Despite global concerns regarding the coronavirus outbreak, Villiers said she travelled to Geneva because she has “British Tamil constituents who wanted me to go to the UN session to talk to the national delegations there about the importance of human rights in Sri Lanka”.
“It is deeply worrying that no progress has been made on accountability for war crimes and the Government of Mr Rajapaksa is now trying to withdraw from resolution 30/1 altogether,” she said in a Facebook post on Saturday. "The longer the period before investigations take place, the more difficult it is to mount successful prosecutions. So eleven years on from the civil war, it is increasingly urgent that there is an effective process in place to secure justice for the Tamils living in the north and east of Sri Lanka.”
Aside from calling on the member states to ensure Sri Lanka abides by a UN resolution, Villiers says she “appealed to them to consider further action too”.
“The resolution was initially agreed after David Cameron had made the case for an international investigation into crimes committed during the civil war,” she said. “If 30/1 is not delivering progress, then the international community needs to go back and reconsider what kind of international process might be needed to collect the evidence needed to secure accountability and justice.”
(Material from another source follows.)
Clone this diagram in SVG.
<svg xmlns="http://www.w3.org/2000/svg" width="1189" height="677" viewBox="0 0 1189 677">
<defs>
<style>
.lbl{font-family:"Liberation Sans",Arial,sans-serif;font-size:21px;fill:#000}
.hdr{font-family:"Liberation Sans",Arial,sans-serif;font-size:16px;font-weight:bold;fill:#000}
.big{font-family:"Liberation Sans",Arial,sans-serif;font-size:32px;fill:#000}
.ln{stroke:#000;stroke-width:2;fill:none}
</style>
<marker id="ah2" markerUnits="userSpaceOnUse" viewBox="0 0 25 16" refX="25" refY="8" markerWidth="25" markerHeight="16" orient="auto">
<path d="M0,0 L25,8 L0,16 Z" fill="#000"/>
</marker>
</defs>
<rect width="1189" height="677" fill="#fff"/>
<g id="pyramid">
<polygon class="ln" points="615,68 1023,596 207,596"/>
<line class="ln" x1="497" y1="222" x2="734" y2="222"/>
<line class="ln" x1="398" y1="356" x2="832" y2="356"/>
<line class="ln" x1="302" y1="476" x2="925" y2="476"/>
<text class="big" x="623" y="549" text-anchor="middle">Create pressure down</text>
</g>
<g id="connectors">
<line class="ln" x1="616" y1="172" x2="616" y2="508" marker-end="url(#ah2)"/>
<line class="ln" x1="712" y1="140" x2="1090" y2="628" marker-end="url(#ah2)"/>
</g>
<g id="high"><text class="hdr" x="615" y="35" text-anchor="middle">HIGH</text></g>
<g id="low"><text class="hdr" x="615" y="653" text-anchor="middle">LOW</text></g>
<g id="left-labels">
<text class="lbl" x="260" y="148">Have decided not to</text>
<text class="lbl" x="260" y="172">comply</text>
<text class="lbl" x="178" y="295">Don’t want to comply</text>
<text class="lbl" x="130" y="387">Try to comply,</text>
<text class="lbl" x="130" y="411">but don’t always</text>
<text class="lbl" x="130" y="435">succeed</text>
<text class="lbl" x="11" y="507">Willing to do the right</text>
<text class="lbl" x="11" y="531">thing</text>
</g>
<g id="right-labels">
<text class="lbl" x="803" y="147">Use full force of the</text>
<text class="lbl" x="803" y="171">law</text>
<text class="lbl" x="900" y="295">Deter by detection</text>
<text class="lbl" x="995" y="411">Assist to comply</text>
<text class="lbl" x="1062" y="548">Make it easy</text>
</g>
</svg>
Her comments come in the wake of the British government announcing it was due to bring in the "Magnitsky Act" into force soon, which would give the UK power to impose travel restrictions and asset freezes on individuals believed to have committed war crimes.
“Similar provisions in the US were recently used to issue a travel ban against senior military figure, Shavendra Silva,” said Villiers. “Mr Silva was in charge of the 58th Division which encircled the final stronghold of the rebels in the last stages of the civil war that saw at least 100,000 people killed. Secretary of State, Mike Pompeo, said in a statement that 'the allegations of gross human rights violations against Shavendra Silva, documented by the United Nations and other organizations, are serious and credible'."
“These allegations are denied by Mr Silva but their seriousness means that the UK Government needs to consider whether it should start to issue travel bans and asset freezes against figures within the Sri Lankan establishment where there are is evidence they are responsible for war crimes.”